Kisan Vikas Patra (KVP) is considered as one of the best small savings schemes for risk-averse investors which also falls under the nine small savings schemes offered by post office. The scheme states to double a one-time investment over a tenure of 124 months. Under this scheme, a farmer can make a minimum contribution of Rs.1000 to acquire a KVP certificate. Investments can only be made in multiples of Rs 1,000, and the investment has no upper limit. You'll need to submit your PAN details for any investment above Rs 50,000. But before purchasing a KVP certificate you need to consider some important facts that are covered below.
1. Returns and interest rate
Currently KVP is fetching 6.9% interest rate which is compounded yearly. In ten years and four months, the KVP guarantees to almost double your investments. Thus, if you spend a certain amount in the scheme, by the end of the 124 months you will be having almost double your contribution.

2. Withdrawal
Unlike several other long-term investment initiatives, the KVP facilitates premature withdrawals to investors. However, you will have to pay a penalty and lose the interest in case you make a withdrawal within one year of purchasing the certificate.

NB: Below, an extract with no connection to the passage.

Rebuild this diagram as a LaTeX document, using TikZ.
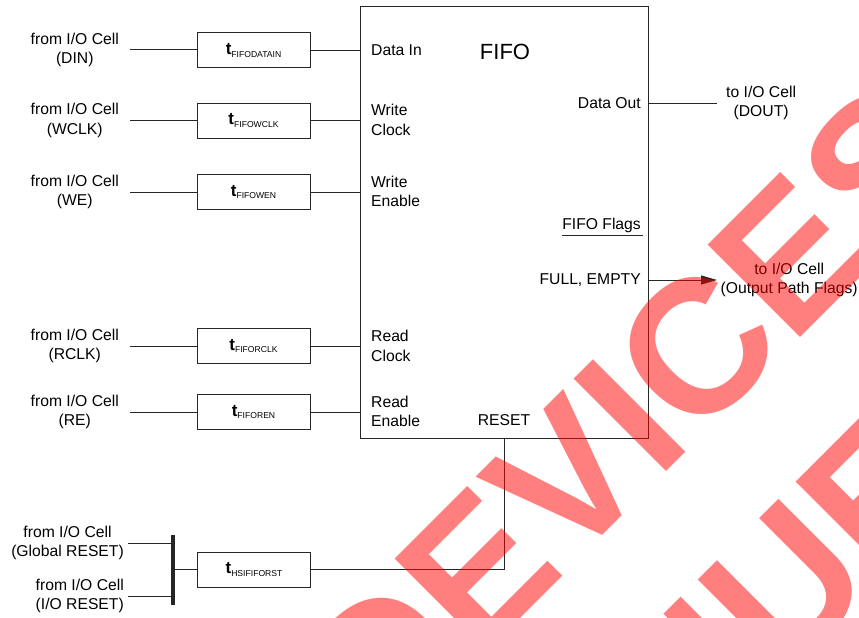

If you withdraw from the scheme between one year and two and a half your interest will be weakened but no penalty will be charged. It is allowed to withdraw any time after two and a half years, which does not face any penalty or interest loss.
3. Eligibility
An Indian resident except NRI having a minimum age of 18 years of age will be eligible to buy KVP certificate. Senior citizens are also allowed to invest in this scheme as the scheme has no upper age limit. A minor can also invest in the scheme but in case of a minor, the account must be maintained by an adult.

4. Investment threshold
KVP backed by the government of India is a low-risk saving strategy which allows investors to make a minimum and maximum investment limit of Rs 1,000 up to Rs 50,000. The scheme enables investors to purchase a certificate jointly, on behalf of a minor or individually. The applicable interest rate is not directly related to market uncertainties and may be determined periodically by the Finance Ministry.
5. Maturity
At the time of issuance, the maturity value calculated according to the existing interest rate is pre-printed on your KVP certificate. Which ensures that even if the interest rate has changed at maturity, the adjustment will not affect your returns. Therefore, the KVP is widely known as one of the best and secure investment options for investors across India.